The fears are the same: getting criticism for lack of authenticity – not being a “real” member of that culture – or getting pigeonholed and then ostracized for not reflecting the dominant narrative of “the immigrant.” These fears reflect our own destabilized experiences as liminal cultural actors. We appear steeped in a culture but not in a geography, not quite of the place your family came from but not quite of the place you are, either, and with that lack of belonging comes an internalized sense of inevitable rejection from both places.

I wrote a long time ago about how having a liminal identity can go hand in hand with the desire to write fantasy and science fiction, but I didn’t touch on how carving that space carries its own implicit dangers. Immigrants become scared of casting an already contested identity out into the world; if you don’t conform to certain set boundaries set by others without your experience, you can face backlash.

On the one hand, you wrote your family’s culture and language wrong because you aren’t a true part of that culture and language. You didn’t grow up there. Or you left. 

On the other, you wrote someone else’s culture wrong because you didn’t base your stories on the culture that’s also “yours.” You are an outsider, stay with what you know.
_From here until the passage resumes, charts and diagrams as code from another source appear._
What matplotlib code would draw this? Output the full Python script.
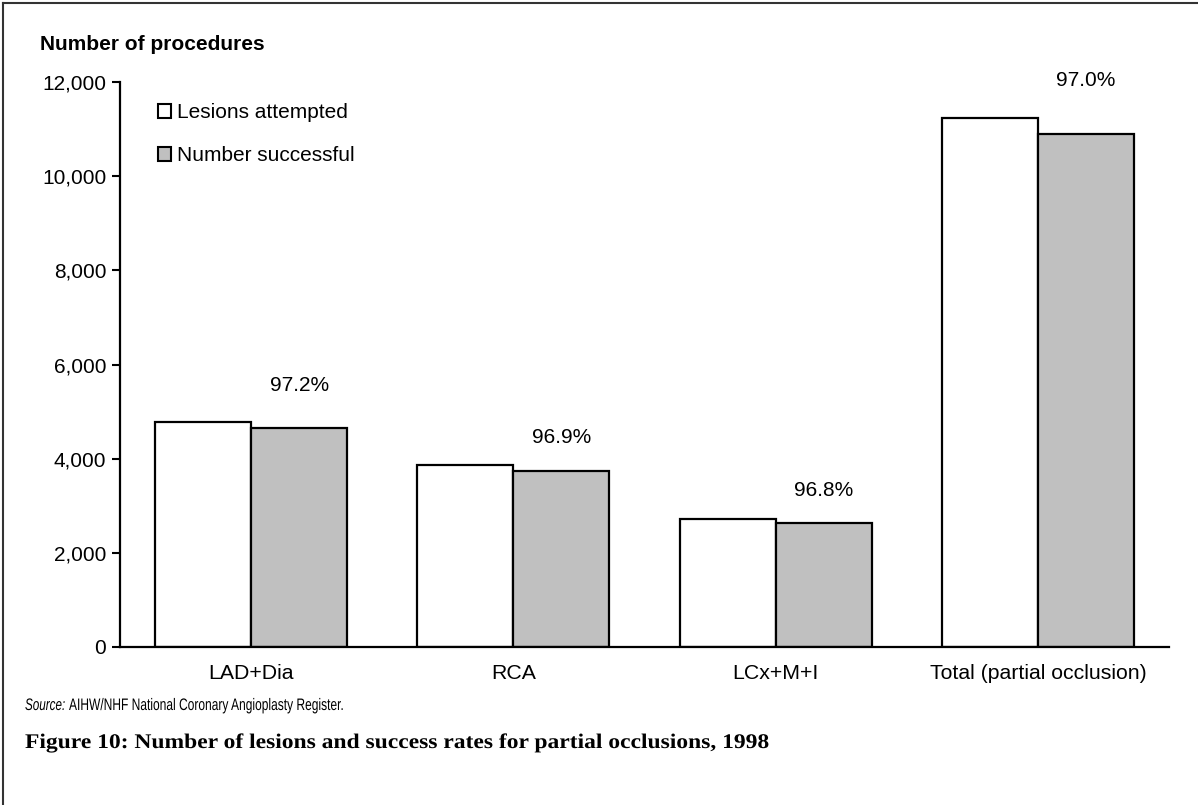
import matplotlib.pyplot as plt
from matplotlib.patches import Patch, PathPatch
from matplotlib.lines import Line2D
from matplotlib.textpath import TextPath
from matplotlib.font_manager import FontProperties
from matplotlib.transforms import Affine2D
import numpy as np

# Lesions by artery, 1998
categories = ["LAD+Dia", "RCA", "LCx+M+I", "Total (partial occlusion)"]
attempted = [4780, 3865, 2710, 11245]
successful = [4645, 3745, 2625, 10905]
success_rate = ["97.2%", "96.9%", "96.8%", "97.0%"]
yticks = [0, 2000, 4000, 6000, 8000, 10000, 12000]

# offset of the rate label above the grey bar (points)
label_offsets = [31, 24, 24, 38]

plt.rcParams["font.family"] = ["Liberation Sans", "DejaVu Sans"]

W, H = 1198, 805
fig = plt.figure(figsize=(W / 100, H / 100), dpi=100)
ax = fig.add_axes([0.1002, 0.1963, 0.8756, 0.7018])

x = np.arange(len(categories))
w = 0.366
ax.bar(x - w / 2, attempted, w, color="white", edgecolor="black", linewidth=1.6)
ax.bar(x + w / 2, successful, w, color="#c0c0c0", edgecolor="black", linewidth=1.6)

for i, (val, txt) in enumerate(zip(successful, success_rate)):
    ax.annotate(txt, (x[i] + w / 2, val), xytext=(0, label_offsets[i]),
                textcoords="offset points", ha="center", va="center", fontsize=15)

ax.set_xlim(-0.5, 3.5)
ax.set_ylim(0, 12000)
ax.set_yticks(yticks)
ax.set_yticklabels([f"{v:,}" for v in yticks], fontsize=15)
ax.set_xticks(x)
ax.set_xticklabels(categories, fontsize=15.3)
ax.tick_params(axis="x", length=0, pad=12)
ax.tick_params(axis="y", length=6, width=1.5, pad=4)
for s in ["top", "right"]:
    ax.spines[s].set_visible(False)
for s in ["left", "bottom"]:
    ax.spines[s].set_linewidth(1.6)

handles = [Patch(facecolor="white", edgecolor="black", linewidth=1.5),
           Patch(facecolor="#c0c0c0", edgecolor="black", linewidth=1.5)]
ax.legend(handles, ["Lesions attempted", "Number successful"], loc="upper left",
          bbox_to_anchor=(0.036, 0.962), frameon=False, fontsize=15,
          handlelength=0.65, handleheight=0.65, handletextpad=0.25,
          labelspacing=1.15, borderpad=0, borderaxespad=0)

fig.text(40 / W, 1 - 45 / H, "Number of procedures", fontsize=15,
         fontweight="bold", va="center", ha="left")


def stretched_text(x_px, base_px, s, size, sx, **font):
    # text drawn as a path so it can be narrowed or widened
    tp = TextPath((0, 0), s, prop=FontProperties(size=size, **font))
    k = fig.dpi / 72
    tr = Affine2D().scale(sx * k, k).translate(x_px, H - base_px)
    fig.add_artist(PathPatch(tp, transform=tr, facecolor="black", edgecolor="none"))


stretched_text(25, 710, "Source:", 12, 0.70, family="Liberation Sans", style="italic")
stretched_text(69, 710, "AIHW/NHF National Coronary Angioplasty Register.", 12, 0.72,
               family="Liberation Sans")
stretched_text(25, 748,
               "Figure 10: Number of lesions and success rates for partial occlusions, 1998",
               15, 1.13, family="Liberation Serif", weight="bold")

# frame edges at top and left
fig.add_artist(Line2D([3 / W, 1], [1 - 3 / H, 1 - 3 / H], color="#333333", lw=1.5))
fig.add_artist(Line2D([3 / W, 3 / W], [0, 1 - 3 / H], color="#333333", lw=1.5))

fig.savefig("out.png", dpi=100)
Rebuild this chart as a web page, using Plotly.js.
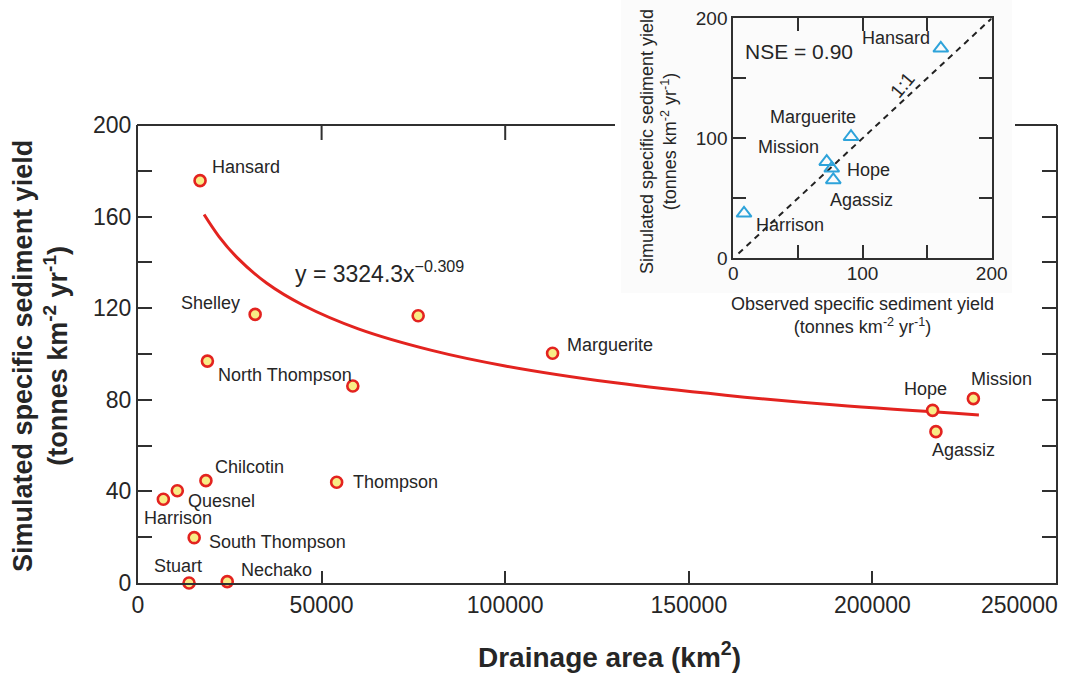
<!DOCTYPE html>
<html>
<head>
<meta charset="utf-8">
<script src="https://cdn.plot.ly/plotly-3.0.1.min.js"></script>
<style>
  html, body { margin: 0; padding: 0; background: #ffffff; }
  #chart { width: 1076px; height: 676px; }
</style>
</head>
<body>
<div id="chart"></div>
<script>
// ---------- Data ----------
// Main panel: drainage area (km2) vs simulated specific sediment yield (t km-2 yr-1)
const stations = ["Hansard", "Shelley", "", "North Thompson", "", "Marguerite", "Hope", "Mission",
                  "Agassiz", "Chilcotin", "Quesnel", "Harrison", "South Thompson", "Stuart", "Nechako", "Thompson"];
const drainageArea = [16900, 31900, 76300, 18900, 58500, 112900, 216400, 227500,
                      217300, 18500, 10700, 6900, 15300, 13900, 24300, 54100];
const simulatedYield = [175.7, 117.3, 116.7, 96.9, 86.0, 100.3, 75.4, 80.5,
                        66.1, 44.7, 40.3, 36.6, 19.8, 0.0, 0.6, 44.0];

// Power-law fit curve y = 3324.3 x^-0.309
const fitArea  = [18000, 22000, 27000, 35000, 45000, 60000, 80000, 100000, 130000, 160000, 190000, 229000];
const fitYield = [160.9, 151.4, 142.1, 131.0, 121.3, 111.0, 101.6, 94.8, 87.4, 82.0, 77.7, 73.4];
const fitEquation = "y = 3324.3x<sup>\u22120.309</sup>";

// Inset: observed vs simulated specific sediment yield
const insetStations = ["Hansard", "Marguerite", "Mission", "Hope", "Agassiz", "Harrison"];
const observedYield = [160.6, 91.1, 72.3, 76.2, 77.4, 8.3];
const insetSimulated = [175.0, 101.3, 80.5, 75.0, 65.3, 37.5];
const oneToOne = [4, 200];
const nseText = "NSE = 0.90";

// Tick settings
const mainXTicks = [0, 50000, 100000, 150000, 200000];
const mainXLastTick = 250000;
const mainYTicks = [0, 40, 80, 120, 160, 200];
const insetTicks = [0, 100, 200];

// ---------- Styling ----------
const REG = "Liberation Sans, Arial, Helvetica, sans-serif";
const AXIS = "#303030";
const TEXT = "#262626";
const W = 1076, H = 676;
const px = v => v / W;          // pixel -> paper x
const py = v => 1 - v / H;      // pixel -> paper y

// label placement (pixel offsets from the marker)
const mainLabelPos = {
  "Hansard":        {xanchor: "left",   dx: 10,  dy: 14},
  "Shelley":        {xanchor: "right",  dx: -13, dy: 11},
  "North Thompson": {xanchor: "left",   dx: 9,   dy: -14},
  "Marguerite":     {xanchor: "left",   dx: 12,  dy: 8},
  "Hope":           {xanchor: "center", dx: -7,  dy: 21},
  "Mission":        {xanchor: "center", dx: 28,  dy: 20},
  "Agassiz":        {xanchor: "center", dx: 28,  dy: -18},
  "Chilcotin":      {xanchor: "left",   dx: 7,   dy: 14},
  "Quesnel":        {xanchor: "left",   dx: 9,   dy: -10},
  "Harrison":       {xanchor: "center", dx: 15,  dy: -19},
  "South Thompson": {xanchor: "left",   dx: 13,  dy: -4},
  "Stuart":         {xanchor: "center", dx: -11, dy: 17},
  "Nechako":        {xanchor: "left",   dx: 12,  dy: 12},
  "Thompson":       {xanchor: "left",   dx: 14,  dy: 0}
};
const insetLabelPos = {
  "Hansard":    {xanchor: "right",  dx: -9,  dy: 10},
  "Marguerite": {xanchor: "center", dx: -38, dy: 20},
  "Mission":    {xanchor: "center", dx: -38, dy: 15},
  "Hope":       {xanchor: "left",   dx: 13,  dy: -2},
  "Agassiz":    {xanchor: "center", dx: 28,  dy: -20},
  "Harrison":   {xanchor: "left",   dx: 10,  dy: -12}
};

// ---------- Traces ----------
const traces = [
  {
    x: fitArea, y: fitYield, type: "scatter", mode: "lines",
    line: {color: "#e3231f", width: 3, shape: "spline"},
    hoverinfo: "skip", xaxis: "x", yaxis: "y"
  },
  {
    x: drainageArea, y: simulatedYield, text: stations, type: "scatter", mode: "markers",
    marker: {size: 11, color: "#f8ec86", line: {color: "#e3231f", width: 2.6}},
    cliponaxis: false, xaxis: "x", yaxis: "y"
  },
  {
    x: oneToOne, y: oneToOne, type: "scatter", mode: "lines",
    line: {color: "#222222", width: 2, dash: "6px,5px"},
    xaxis: "x2", yaxis: "y2", hoverinfo: "skip"
  },
  {
    x: observedYield, y: insetSimulated, text: insetStations, type: "scatter", mode: "markers",
    marker: {symbol: "triangle-up-open", size: 13, color: "#2ea3da", line: {width: 2, color: "#2ea3da"}},
    cliponaxis: false, xaxis: "x2", yaxis: "y2"
  }
];

// ---------- Annotations ----------
const annotations = [];
stations.forEach((name, i) => {
  if (!name) return;
  const p = mainLabelPos[name];
  annotations.push({
    x: drainageArea[i], y: simulatedYield[i], xref: "x", yref: "y",
    text: name, showarrow: false, xanchor: p.xanchor, yanchor: "middle",
    xshift: p.dx, yshift: p.dy,
    font: {family: REG, size: 18, color: TEXT}
  });
});
insetStations.forEach((name, i) => {
  const p = insetLabelPos[name];
  annotations.push({
    x: observedYield[i], y: insetSimulated[i], xref: "x2", yref: "y2",
    text: name, showarrow: false, xanchor: p.xanchor, yanchor: "middle",
    xshift: p.dx, yshift: p.dy,
    font: {family: REG, size: 18, color: TEXT}
  });
});
annotations.push(
  { // last x tick label (kept inside the figure, right-aligned as in the reference)
    x: mainXLastTick, y: 0, xref: "x", yref: "y", xanchor: "right", yanchor: "middle",
    xshift: 4, yshift: -22,
    text: String(mainXLastTick), showarrow: false, font: {family: REG, size: 23, color: TEXT}
  },
  { // fit equation
    x: px(293), y: py(272), xref: "paper", yref: "paper", xanchor: "left", yanchor: "middle",
    text: fitEquation, showarrow: false, font: {family: REG, size: 23, color: TEXT}
  },
  { // NSE
    x: 7.7, y: 172.2, xref: "x2", yref: "y2", xanchor: "left", yanchor: "middle",
    text: nseText, showarrow: false, font: {family: REG, size: 21, color: TEXT}
  },
  { // 1:1 label
    x: 130.4, y: 144.4, xref: "x2", yref: "y2", xanchor: "center", yanchor: "middle",
    text: "1:1", textangle: -50, showarrow: false, font: {family: REG, size: 19, color: TEXT}
  },
  { // main y title
    x: px(40), y: py(356), xref: "paper", yref: "paper", xanchor: "center", yanchor: "middle",
    text: "Simulated specific sediment yield<br>(tonnes km<sup>-2</sup> yr<sup>-1</sup>)",
    textangle: -90, showarrow: false,
    font: {family: REG, size: 27, color: TEXT, weight: 700}
  },
  { // main x title
    x: px(609), y: py(655), xref: "paper", yref: "paper", xanchor: "center", yanchor: "middle",
    text: "Drainage area (km<sup>2</sup>)", showarrow: false,
    font: {family: REG, size: 28, color: TEXT, weight: 700}
  },
  { // inset y title
    x: px(659), y: py(142), xref: "paper", yref: "paper", xanchor: "center", yanchor: "middle",
    text: "Simulated specific sediment yield<br>(tonnes km<sup>-2</sup> yr<sup>-1</sup>)",
    textangle: -90, showarrow: false, font: {family: REG, size: 18, color: TEXT}
  },
  { // inset x title
    x: px(862), y: py(316), xref: "paper", yref: "paper", xanchor: "center", yanchor: "middle",
    text: "Observed specific sediment yield<br>(tonnes km<sup>-2</sup> yr<sup>-1</sup>)",
    showarrow: false, font: {family: REG, size: 18, color: TEXT}
  }
);

// ---------- Shapes (inset backdrop, interrupted top frame of main panel) ----------
const frameTop = py(125);
const shapes = [
  {type: "rect", xref: "paper", yref: "paper", x0: px(621), x1: px(1012), y0: py(293), y1: 1,
   fillcolor: "#fbfbfb", line: {width: 0}, layer: "below"},
  {type: "line", xref: "paper", yref: "paper", x0: px(137), x1: px(615), y0: frameTop, y1: frameTop,
   line: {color: AXIS, width: 2}},
  {type: "line", xref: "paper", yref: "paper", x0: px(1015), x1: px(1057), y0: frameTop, y1: frameTop,
   line: {color: AXIS, width: 2}}
];
[50000, 100000].forEach(v => shapes.push({
  type: "line", xref: "x", yref: "paper", x0: v, x1: v, y0: frameTop, y1: frameTop - 15 / H,
  line: {color: AXIS, width: 2}
}));

// ---------- Layout ----------
const layout = {
  width: W, height: H,
  margin: {l: 0, r: 0, t: 0, b: 0},
  paper_bgcolor: "#ffffff",
  plot_bgcolor: "rgba(0,0,0,0)",
  showlegend: false,
  xaxis: {
    domain: [px(138), px(1056)], anchor: "y", range: [0, 250000],
    tickvals: mainXTicks, tickformat: "d",
    ticks: "inside", ticklen: 12, tickwidth: 2, tickcolor: AXIS,
    showline: true, linecolor: AXIS, linewidth: 2, mirror: false,
    showgrid: false, zeroline: false,
    tickfont: {family: REG, size: 23, color: TEXT}
  },
  yaxis: {
    domain: [py(583), py(125)], anchor: "x", range: [0, 200],
    tickvals: mainYTicks,
    ticks: "inside", ticklen: 14, tickwidth: 2, tickcolor: AXIS,
    minor: {dtick: 20, ticks: "inside", ticklen: 14, tickwidth: 2, tickcolor: AXIS, showgrid: false},
    showline: true, linecolor: AXIS, linewidth: 2, mirror: "ticks",
    showgrid: false, zeroline: false,
    tickfont: {family: REG, size: 23, color: TEXT}
  },
  xaxis2: {
    domain: [px(733.3), px(991.7)], anchor: "y2", range: [0, 200],
    tickvals: insetTicks,
    ticks: "inside", ticklen: 13, tickwidth: 2, tickcolor: AXIS,
    minor: {dtick: 50, ticks: "inside", ticklen: 13, tickwidth: 2, tickcolor: AXIS, showgrid: false},
    showline: true, linecolor: AXIS, linewidth: 2, mirror: "ticks",
    showgrid: false, zeroline: false, ticklabelstandoff: -3,
    tickfont: {family: REG, size: 19, color: TEXT}
  },
  yaxis2: {
    domain: [py(258.3), py(18.3)], anchor: "x2", range: [0, 200],
    tickvals: insetTicks,
    ticks: "inside", ticklen: 13, tickwidth: 2, tickcolor: AXIS,
    minor: {dtick: 50, ticks: "inside", ticklen: 13, tickwidth: 2, tickcolor: AXIS, showgrid: false},
    showline: true, linecolor: AXIS, linewidth: 2, mirror: "ticks",
    showgrid: false, zeroline: false,
    tickfont: {family: REG, size: 19, color: TEXT}
  },
  annotations: annotations,
  shapes: shapes
};

Plotly.newPlot("chart", traces, layout, {displayModeBar: false, staticPlot: true});
</script>
</body>
</html>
And let’s say you do that; well, those without any connection to your family’s culture will still find ways to point out how you did it wrong, because you didn’t stick to the story they’ve constructed about you.

Every choice is a mistake, every attempt to express and navigate your identity in writing isn’t the “right” way.

I have no easy response to any of these anxieties. They are just a part of being an immigrant, along with so many others. You can’t know how your writing will be reflected back on you, but where else to work out these contradictions, than in the imaginative space?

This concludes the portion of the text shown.